The 6 March is the 40th anniversary of the start of the year-long miners' strike. But up until today, the lessons of this strike have not been learnt. Or if they were, they have been forgotten.

    Today, sections of workers are going on strike one by one, on their own, repeating in an almost farcical way, the fatal mistake made by the miners and their National Union of Mineworkers leaders in 1984.

    It's little wonder that the 2022-3 strike wave which was meant to signal (according to the RMT's Mick Lynch) that "the working class was back" ended with few or no gains. In fact for postal workers, who've faced huge job cuts since, and degradation of all their previously hard-won conditions, it has been an infuriating defeat!

    Instead of co-ordinating strikes and mobilising workers together on the ground, each section of workers struck in splendid isolation with only one or two token exceptions.

    Yes, we should know better! Forty years ago, the strongest battalion of the working class took on the full might of Tory PM Margaret Thatcher's "armed bodies of men", fighting heroically for over 13 months. And lost.

    This wasn't just a defeat for the miners. It was a defeat for the whole of the working class. Afterwards there was a prolonged period of demoralisation. Many workers concluded that "if the miners could not win, the rest of us have no chance".

    This was precisely Thatcher's intention. She saw her no-holds-barred battle against the miners as a class war, aimed at the whole of the working class, with herself as the capitalists' chief of staff. Not one worker should be allowed to think it was possible to fight the bosses' industrial closure plan, involving massive job cuts and an unprecedented turn of the exploitation screw. Not only that, but the ground was to be laid for the across-the-board privatisation of (then) state-owned utilities - telecoms, gas, electricity, water, etc., without opposition from the vast public sector workforce.
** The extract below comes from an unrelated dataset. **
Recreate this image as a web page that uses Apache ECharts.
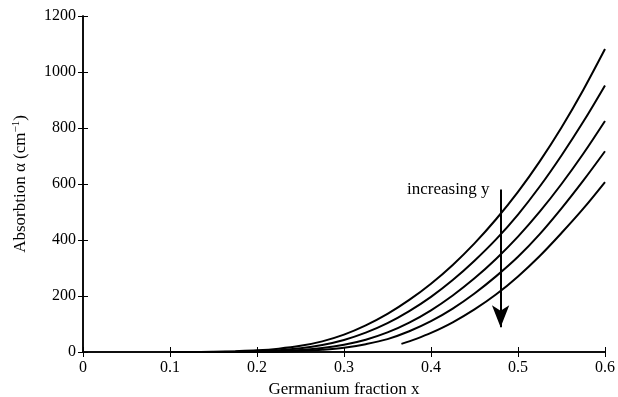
<!DOCTYPE html>
<html>
<head>
<meta charset="utf-8">
<script src="https://cdn.jsdelivr.net/npm/echarts@6/dist/echarts.min.js"></script>
<style>
  html, body { margin: 0; padding: 0; background: #fff; }
  #chart { width: 618px; height: 397px; }
</style>
</head>
<body>
<div id="chart"></div>
<script>
// germanium fraction samples (x) for the four long curves
const xFraction = [0.1, 0.125, 0.15, 0.175, 0.2, 0.225, 0.25, 0.275, 0.3, 0.325, 0.35,
  0.375, 0.4, 0.425, 0.45, 0.475, 0.5, 0.525, 0.55, 0.575, 0.6];
const curve1 = [0, 0, 1, 3, 6, 12, 22, 38, 62, 95, 136, 186, 244, 311, 388, 475, 572, 681, 802, 936, 1082];
const curve2 = [0, 0, 0, 1, 3, 6, 13, 25, 43, 69, 103, 146, 197, 257, 326, 403, 491, 591, 702, 822, 952];
const curve3 = [0, 0, 0, 0, 1, 3, 7, 14, 26, 44, 70, 105, 149, 202, 263, 333, 412, 501, 600, 708, 825];
const curve4 = [0, 0, 0, 0, 0, 1, 4, 8, 15, 28, 46, 74, 110, 155, 209, 271, 340, 421, 513, 612, 717];
// the lowest curve starts later
const xFraction5 = [0.366, 0.383, 0.4, 0.425, 0.45, 0.475, 0.5, 0.525, 0.55, 0.575, 0.6];
const curve5 = [29, 47, 68, 106, 152, 206, 270, 343, 425, 512, 607];

const xTicks = [0, 0.1, 0.2, 0.3, 0.4, 0.5, 0.6];
const yTicks = [0, 200, 400, 600, 800, 1000, 1200];

// arrow annotation
const arrowX = 0.48;
const arrowFrom = 580;
const arrowTo = 88;
const arrowText = 'increasing y';

const font = 'Liberation Serif';

const pairs = (xs, ys) => xs.map((x, i) => [x, ys[i]]);

const lineSeries = (data) => ({
  type: 'line',
  data: data,
  smooth: 0.35,
  showSymbol: false,
  lineStyle: { color: '#000', width: 2 },
  silent: true,
});

const axisCommon = {
  axisLine: { show: true, lineStyle: { color: '#000', width: 1.5 } },
  axisTick: { show: true, inside: true, length: 5, lineStyle: { color: '#000', width: 1 } },
  splitLine: { show: false },
};

const chart = echarts.init(document.getElementById('chart'));

const option = {
  animation: false,
  backgroundColor: '#fff',
  grid: {
    left: 83,
    right: 13,
    top: 16,
    bottom: 45,
    containLabel: false,
    outerBoundsMode: 'none',
  },
  xAxis: [
    {
      ...axisCommon,
      type: 'value',
      min: xTicks[0],
      max: xTicks[xTicks.length - 1],
      interval: 0.1,
      name: 'Germanium fraction x',
      nameLocation: 'middle',
      nameGap: 22,
      nameTextStyle: { fontFamily: font, fontSize: 17, color: '#000' },
      axisLabel: {
        color: '#000',
        fontFamily: font,
        fontSize: 16,
        margin: 8,
        formatter: (v) => (v === 0 ? '0' : v.toFixed(1)),
      },
    },
    {
      ...axisCommon,
      type: 'value',
      position: 'top',
      min: xTicks[0],
      max: xTicks[xTicks.length - 1],
      interval: 0.1,
      axisLabel: { show: false },
    },
  ],
  yAxis: [
    {
      ...axisCommon,
      type: 'value',
      min: yTicks[0],
      max: yTicks[yTicks.length - 1],
      interval: 200,
      name: 'Absorbtion α (cm{sup|−1})',
      nameLocation: 'middle',
      nameGap: 52,
      nameTextStyle: {
        fontFamily: font,
        fontSize: 17,
        color: '#000',
        rich: {
          sup: { fontFamily: font, fontSize: 11, color: '#000', verticalAlign: 'bottom', padding: [0, 0, 9, 0] },
        },
      },
      axisLabel: {
        color: '#000',
        fontFamily: font,
        fontSize: 16,
        margin: 7,
        formatter: (v) => String(v),
      },
    },
    {
      ...axisCommon,
      type: 'value',
      position: 'right',
      min: yTicks[0],
      max: yTicks[yTicks.length - 1],
      interval: 200,
      axisLabel: { show: false },
    },
  ],
  series: [
    lineSeries(pairs(xFraction, curve1)),
    lineSeries(pairs(xFraction, curve2)),
    lineSeries(pairs(xFraction, curve3)),
    lineSeries(pairs(xFraction, curve4)),
    {
      ...lineSeries(pairs(xFraction5, curve5)),
      markLine: {
        silent: true,
        symbol: ['none', 'arrow'],
        symbolSize: [13, 22],
        label: { show: false },
        lineStyle: { color: '#000', width: 2, type: 'solid' },
        data: [[{ coord: [arrowX, arrowFrom] }, { coord: [arrowX, arrowTo] }]],
      },
      markPoint: {
        silent: true,
        symbol: 'circle',
        symbolSize: 0,
        label: {
          show: true,
          position: 'left',
          distance: 11,
          color: '#000',
          fontFamily: font,
          fontSize: 17,
          formatter: arrowText,
        },
        data: [{ coord: [arrowX, arrowFrom] }],
      },
    },
  ],
};

chart.setOption(option);
</script>
</body>
</html>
    Thatcher carried out all her plans successfully. But her success was never inevitable. Had the miners seen their battle in the same way she saw hers - a class war - needing the full mobilisation all of their class brothers and sisters, there is a good chance Thatcher and the bosses could have been beaten. Of course there's no point in crying over spilt milk. But every reason not to keep repeating the same mistake.